The Nevada Supreme Court heard a state lawsuit that is nearly 10 years old, which was filed by the Philippines island province of Marinduque in southern Luzon.
The suit involves the contamination from Barrick Gold Corporation after a 1996 mining waster disaster that the island was hit with. Attorney James McCarthy, who represents Marinduque, told the court that Barrick Gold cannot be sued in a Philippines Court after the country’s highest court essentially junked their petition to sue. The motion was due in part to the idea that Barrick Gold Corp. said it does not do business on the island, or for that fact in the country.
Since the Toronto, Canada based gold company has substantial operations in Nevada, McCarthy told justices the province should be allowed to sue in the state against the mining company’s disaster.

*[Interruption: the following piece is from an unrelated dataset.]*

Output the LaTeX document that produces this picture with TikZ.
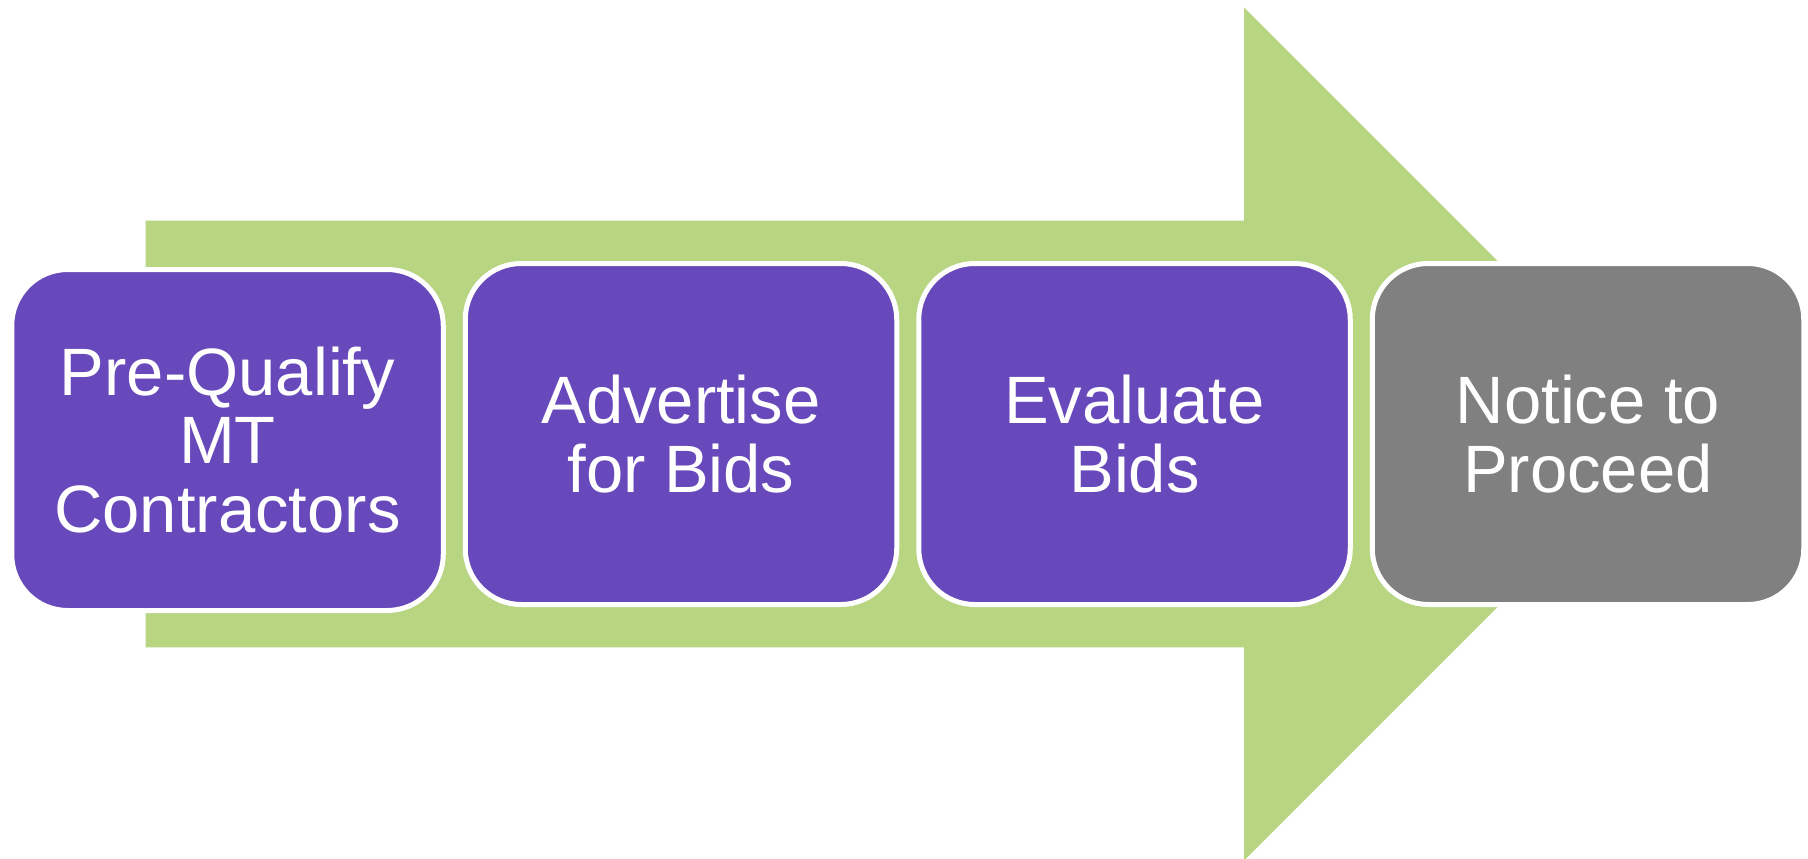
\documentclass[tikz,border=0pt]{standalone}
\usepackage{fontspec}
\setmainfont{Liberation Sans}
\definecolor{arrowgreen}{RGB}{184,213,130}
\definecolor{steppurple}{RGB}{104,73,187}
\definecolor{stepgray}{RGB}{128,128,128}
\begin{document}
\begin{tikzpicture}[x=1pt,y=-1pt,
  stepbox/.style={draw=white, line width=5pt, fill=steppurple, rounded corners=56pt,
    minimum width=431.5pt, minimum height=341pt, inner sep=0pt, outer sep=0pt,
    align=center, text=white, font=\fontsize{67}{68.5}\selectfont},
  lastbox/.style={stepbox, fill=stepgray}]
\useasboundingbox (0,0) rectangle (1808,859);
\fill[white] (0,0) rectangle (1808,859);
\fill[arrowgreen] (145.7,220.7) -- (1244,220.7) -- (1244,7.3) -- (1670.7,434) -- (1244,860.7) -- (1244,647.3) -- (145.7,647.3) -- cycle;
\node[stepbox] (s1) at (227.5,440) {Pre-Qualify\\MT\\Contractors};
\node[stepbox] (s2) at (681,434) {Advertise\\for Bids};
\node[stepbox] (s3) at (1134.5,434) {Evaluate\\Bids};
\node[lastbox] (s4) at (1588,434) {Notice to\\Proceed};
\end{tikzpicture}
\end{document}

McCarthy contends that they chased the company to the U.S. after they fled from the Philippines “Barrick must be held accountable for the mining disaster in the Philippines in which children died,” PLAN spokeswoman Laura Martin told the Associated Press.
Protesters call the Marinduque incident “the largest mining disaster in the history of the Philippines,” – damages for which the province is seeking compensation include dam failures in 1993 and 1996 that sent contaminated mine waste into a river, leaving two children dead, and the repercussions of decades of copper and gold mining on the island.
The lawsuit alleges the river leading up to Boac, Marinduque’s capital city, was polluted with tons of waste laced with arsenic, nickel, sulfate and lead among other chemicals.
Marinduque sued in Nevada in 2005 against Placer Dome, a British Columbia-based mining company. When Barrick acquired the company in 2006, it became part of the lawsuit. Barrick Gold spokesman Lou Schack said the company has no ties with what happened in the Philippines in the 1990s.
Steve Morris, who represents the company, said Barrick Gold, which operates in Nevada, is actually a company subsidiary. “He chose this forum, I believe, because he thought he could persuade the court, just by filing here, by trumpeting these … evil activities that occurred in the Philippines, that he could persuade the court out of sympathy to say, ‘You can try these claims here,’” Morris said.
In 2011, Clark County District Judge Valerie Adair dismissed the suit, saying it should have been filed in Canada or the Philippines rather than in Nevada. “She concluded that Canada has a greater interest in the issue,” Morris told the justices. A ruling was not immediately issued after Tuesday’s hearing.